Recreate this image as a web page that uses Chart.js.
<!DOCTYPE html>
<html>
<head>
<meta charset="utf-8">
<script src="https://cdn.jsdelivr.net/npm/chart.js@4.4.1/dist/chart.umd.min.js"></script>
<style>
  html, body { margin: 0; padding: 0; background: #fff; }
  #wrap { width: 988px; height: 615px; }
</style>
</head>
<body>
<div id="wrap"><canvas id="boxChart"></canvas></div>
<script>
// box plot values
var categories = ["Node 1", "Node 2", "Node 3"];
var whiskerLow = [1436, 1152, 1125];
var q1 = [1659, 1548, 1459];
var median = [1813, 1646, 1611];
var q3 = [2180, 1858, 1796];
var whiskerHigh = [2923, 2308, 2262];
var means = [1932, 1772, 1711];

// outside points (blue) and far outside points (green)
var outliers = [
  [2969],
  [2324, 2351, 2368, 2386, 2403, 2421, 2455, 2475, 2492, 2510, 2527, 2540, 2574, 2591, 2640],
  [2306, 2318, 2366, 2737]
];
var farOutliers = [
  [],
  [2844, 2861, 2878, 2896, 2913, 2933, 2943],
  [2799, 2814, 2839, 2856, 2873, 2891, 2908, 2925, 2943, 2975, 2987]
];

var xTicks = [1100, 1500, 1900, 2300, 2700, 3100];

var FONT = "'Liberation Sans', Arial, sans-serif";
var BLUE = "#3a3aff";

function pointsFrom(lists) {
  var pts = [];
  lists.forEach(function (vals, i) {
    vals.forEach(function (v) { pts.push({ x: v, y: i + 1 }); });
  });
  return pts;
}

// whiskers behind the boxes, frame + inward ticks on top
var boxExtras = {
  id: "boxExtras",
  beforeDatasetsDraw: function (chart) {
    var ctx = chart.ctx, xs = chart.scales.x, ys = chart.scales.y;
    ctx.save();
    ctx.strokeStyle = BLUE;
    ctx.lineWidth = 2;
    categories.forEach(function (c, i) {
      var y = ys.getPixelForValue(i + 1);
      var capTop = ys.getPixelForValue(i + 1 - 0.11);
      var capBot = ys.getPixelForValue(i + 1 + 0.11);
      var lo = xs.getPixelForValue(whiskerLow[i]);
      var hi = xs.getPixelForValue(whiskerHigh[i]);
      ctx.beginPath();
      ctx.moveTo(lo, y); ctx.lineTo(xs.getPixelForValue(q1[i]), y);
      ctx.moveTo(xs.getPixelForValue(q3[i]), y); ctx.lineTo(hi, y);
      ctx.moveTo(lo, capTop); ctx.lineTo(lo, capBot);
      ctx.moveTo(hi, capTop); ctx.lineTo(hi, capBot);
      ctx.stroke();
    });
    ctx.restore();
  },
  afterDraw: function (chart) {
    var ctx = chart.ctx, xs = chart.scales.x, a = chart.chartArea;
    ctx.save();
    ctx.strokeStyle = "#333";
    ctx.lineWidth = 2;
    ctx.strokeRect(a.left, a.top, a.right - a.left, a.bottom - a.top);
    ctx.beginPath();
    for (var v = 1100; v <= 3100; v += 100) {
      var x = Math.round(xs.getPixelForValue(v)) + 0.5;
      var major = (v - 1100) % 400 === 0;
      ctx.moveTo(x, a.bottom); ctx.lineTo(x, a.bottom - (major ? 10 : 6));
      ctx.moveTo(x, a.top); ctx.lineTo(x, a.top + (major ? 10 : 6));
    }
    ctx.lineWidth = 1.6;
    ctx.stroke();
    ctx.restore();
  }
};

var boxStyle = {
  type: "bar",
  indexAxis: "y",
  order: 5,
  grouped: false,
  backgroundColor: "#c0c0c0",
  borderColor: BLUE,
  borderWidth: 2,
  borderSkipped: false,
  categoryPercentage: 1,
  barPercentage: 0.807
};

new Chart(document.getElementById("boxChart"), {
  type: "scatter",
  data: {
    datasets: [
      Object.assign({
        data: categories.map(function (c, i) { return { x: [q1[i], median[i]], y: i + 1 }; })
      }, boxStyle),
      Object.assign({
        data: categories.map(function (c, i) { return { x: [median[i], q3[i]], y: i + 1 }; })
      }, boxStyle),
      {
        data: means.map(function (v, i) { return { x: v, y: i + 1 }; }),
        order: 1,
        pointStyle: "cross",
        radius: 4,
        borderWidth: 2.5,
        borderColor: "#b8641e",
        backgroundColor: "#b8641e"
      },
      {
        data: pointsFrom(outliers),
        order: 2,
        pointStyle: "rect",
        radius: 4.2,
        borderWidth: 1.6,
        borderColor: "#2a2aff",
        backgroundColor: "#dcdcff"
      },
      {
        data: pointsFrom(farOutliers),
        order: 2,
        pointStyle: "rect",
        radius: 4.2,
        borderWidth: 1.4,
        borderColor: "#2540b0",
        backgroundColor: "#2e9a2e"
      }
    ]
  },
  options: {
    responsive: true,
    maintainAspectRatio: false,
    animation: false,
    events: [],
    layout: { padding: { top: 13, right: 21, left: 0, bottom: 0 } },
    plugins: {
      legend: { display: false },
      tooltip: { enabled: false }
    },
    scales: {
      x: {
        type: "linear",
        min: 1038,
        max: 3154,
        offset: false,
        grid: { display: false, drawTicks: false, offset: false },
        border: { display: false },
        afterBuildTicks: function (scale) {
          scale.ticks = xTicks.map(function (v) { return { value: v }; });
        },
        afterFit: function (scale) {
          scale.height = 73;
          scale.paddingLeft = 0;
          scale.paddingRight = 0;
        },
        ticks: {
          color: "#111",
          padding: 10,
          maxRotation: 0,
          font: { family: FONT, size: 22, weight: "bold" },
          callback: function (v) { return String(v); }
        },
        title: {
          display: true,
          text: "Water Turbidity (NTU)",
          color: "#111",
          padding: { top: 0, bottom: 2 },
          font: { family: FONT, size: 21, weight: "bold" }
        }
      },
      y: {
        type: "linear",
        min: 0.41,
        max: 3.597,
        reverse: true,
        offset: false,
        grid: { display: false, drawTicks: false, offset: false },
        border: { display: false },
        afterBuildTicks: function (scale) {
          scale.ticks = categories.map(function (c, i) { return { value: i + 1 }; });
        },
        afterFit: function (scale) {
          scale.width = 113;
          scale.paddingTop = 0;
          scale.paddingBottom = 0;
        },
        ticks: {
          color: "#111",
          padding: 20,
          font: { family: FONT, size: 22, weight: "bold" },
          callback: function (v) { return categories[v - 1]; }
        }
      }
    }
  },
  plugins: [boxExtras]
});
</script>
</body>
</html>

**Short exercise:**
Retype the material above, line by line, exactly.

**Complete output:**
Recreate this image as a web page that uses Chart.js.
<!DOCTYPE html>
<html>
<head>
<meta charset="utf-8">
<script src="https://cdn.jsdelivr.net/npm/chart.js@4.4.1/dist/chart.umd.min.js"></script>
<style>
  html, body { margin: 0; padding: 0; background: #fff; }
  #wrap { width: 988px; height: 615px; }
</style>
</head>
<body>
<div id="wrap"><canvas id="boxChart"></canvas></div>
<script>
// box plot values
var categories = ["Node 1", "Node 2", "Node 3"];
var whiskerLow = [1436, 1152, 1125];
var q1 = [1659, 1548, 1459];
var median = [1813, 1646, 1611];
var q3 = [2180, 1858, 1796];
var whiskerHigh = [2923, 2308, 2262];
var means = [1932, 1772, 1711];

// outside points (blue) and far outside points (green)
var outliers = [
  [2969],
  [2324, 2351, 2368, 2386, 2403, 2421, 2455, 2475, 2492, 2510, 2527, 2540, 2574, 2591, 2640],
  [2306, 2318, 2366, 2737]
];
var farOutliers = [
  [],
  [2844, 2861, 2878, 2896, 2913, 2933, 2943],
  [2799, 2814, 2839, 2856, 2873, 2891, 2908, 2925, 2943, 2975, 2987]
];

var xTicks = [1100, 1500, 1900, 2300, 2700, 3100];

var FONT = "'Liberation Sans', Arial, sans-serif";
var BLUE = "#3a3aff";

function pointsFrom(lists) {
  var pts = [];
  lists.forEach(function (vals, i) {
    vals.forEach(function (v) { pts.push({ x: v, y: i + 1 }); });
  });
  return pts;
}

// whiskers behind the boxes, frame + inward ticks on top
var boxExtras = {
  id: "boxExtras",
  beforeDatasetsDraw: function (chart) {
    var ctx = chart.ctx, xs = chart.scales.x, ys = chart.scales.y;
    ctx.save();
    ctx.strokeStyle = BLUE;
    ctx.lineWidth = 2;
    categories.forEach(function (c, i) {
      var y = ys.getPixelForValue(i + 1);
      var capTop = ys.getPixelForValue(i + 1 - 0.11);
      var capBot = ys.getPixelForValue(i + 1 + 0.11);
      var lo = xs.getPixelForValue(whiskerLow[i]);
      var hi = xs.getPixelForValue(whiskerHigh[i]);
      ctx.beginPath();
      ctx.moveTo(lo, y); ctx.lineTo(xs.getPixelForValue(q1[i]), y);
      ctx.moveTo(xs.getPixelForValue(q3[i]), y); ctx.lineTo(hi, y);
      ctx.moveTo(lo, capTop); ctx.lineTo(lo, capBot);
      ctx.moveTo(hi, capTop); ctx.lineTo(hi, capBot);
      ctx.stroke();
    });
    ctx.restore();
  },
  afterDraw: function (chart) {
    var ctx = chart.ctx, xs = chart.scales.x, a = chart.chartArea;
    ctx.save();
    ctx.strokeStyle = "#333";
    ctx.lineWidth = 2;
    ctx.strokeRect(a.left, a.top, a.right - a.left, a.bottom - a.top);
    ctx.beginPath();
    for (var v = 1100; v <= 3100; v += 100) {
      var x = Math.round(xs.getPixelForValue(v)) + 0.5;
      var major = (v - 1100) % 400 === 0;
      ctx.moveTo(x, a.bottom); ctx.lineTo(x, a.bottom - (major ? 10 : 6));
      ctx.moveTo(x, a.top); ctx.lineTo(x, a.top + (major ? 10 : 6));
    }
    ctx.lineWidth = 1.6;
    ctx.stroke();
    ctx.restore();
  }
};

var boxStyle = {
  type: "bar",
  indexAxis: "y",
  order: 5,
  grouped: false,
  backgroundColor: "#c0c0c0",
  borderColor: BLUE,
  borderWidth: 2,
  borderSkipped: false,
  categoryPercentage: 1,
  barPercentage: 0.807
};

new Chart(document.getElementById("boxChart"), {
  type: "scatter",
  data: {
    datasets: [
      Object.assign({
        data: categories.map(function (c, i) { return { x: [q1[i], median[i]], y: i + 1 }; })
      }, boxStyle),
      Object.assign({
        data: categories.map(function (c, i) { return { x: [median[i], q3[i]], y: i + 1 }; })
      }, boxStyle),
      {
        data: means.map(function (v, i) { return { x: v, y: i + 1 }; }),
        order: 1,
        pointStyle: "cross",
        radius: 4,
        borderWidth: 2.5,
        borderColor: "#b8641e",
        backgroundColor: "#b8641e"
      },
      {
        data: pointsFrom(outliers),
        order: 2,
        pointStyle: "rect",
        radius: 4.2,
        borderWidth: 1.6,
        borderColor: "#2a2aff",
        backgroundColor: "#dcdcff"
      },
      {
        data: pointsFrom(farOutliers),
        order: 2,
        pointStyle: "rect",
        radius: 4.2,
        borderWidth: 1.4,
        borderColor: "#2540b0",
        backgroundColor: "#2e9a2e"
      }
    ]
  },
  options: {
    responsive: true,
    maintainAspectRatio: false,
    animation: false,
    events: [],
    layout: { padding: { top: 13, right: 21, left: 0, bottom: 0 } },
    plugins: {
      legend: { display: false },
      tooltip: { enabled: false }
    },
    scales: {
      x: {
        type: "linear",
        min: 1038,
        max: 3154,
        offset: false,
        grid: { display: false, drawTicks: false, offset: false },
        border: { display: false },
        afterBuildTicks: function (scale) {
          scale.ticks = xTicks.map(function (v) { return { value: v }; });
        },
        afterFit: function (scale) {
          scale.height = 73;
          scale.paddingLeft = 0;
          scale.paddingRight = 0;
        },
        ticks: {
          color: "#111",
          padding: 10,
          maxRotation: 0,
          font: { family: FONT, size: 22, weight: "bold" },
          callback: function (v) { return String(v); }
        },
        title: {
          display: true,
          text: "Water Turbidity (NTU)",
          color: "#111",
          padding: { top: 0, bottom: 2 },
          font: { family: FONT, size: 21, weight: "bold" }
        }
      },
      y: {
        type: "linear",
        min: 0.41,
        max: 3.597,
        reverse: true,
        offset: false,
        grid: { display: false, drawTicks: false, offset: false },
        border: { display: false },
        afterBuildTicks: function (scale) {
          scale.ticks = categories.map(function (c, i) { return { value: i + 1 }; });
        },
        afterFit: function (scale) {
          scale.width = 113;
          scale.paddingTop = 0;
          scale.paddingBottom = 0;
        },
        ticks: {
          color: "#111",
          padding: 20,
          font: { family: FONT, size: 22, weight: "bold" },
          callback: function (v) { return categories[v - 1]; }
        }
      }
    }
  },
  plugins: [boxExtras]
});
</script>
</body>
</html>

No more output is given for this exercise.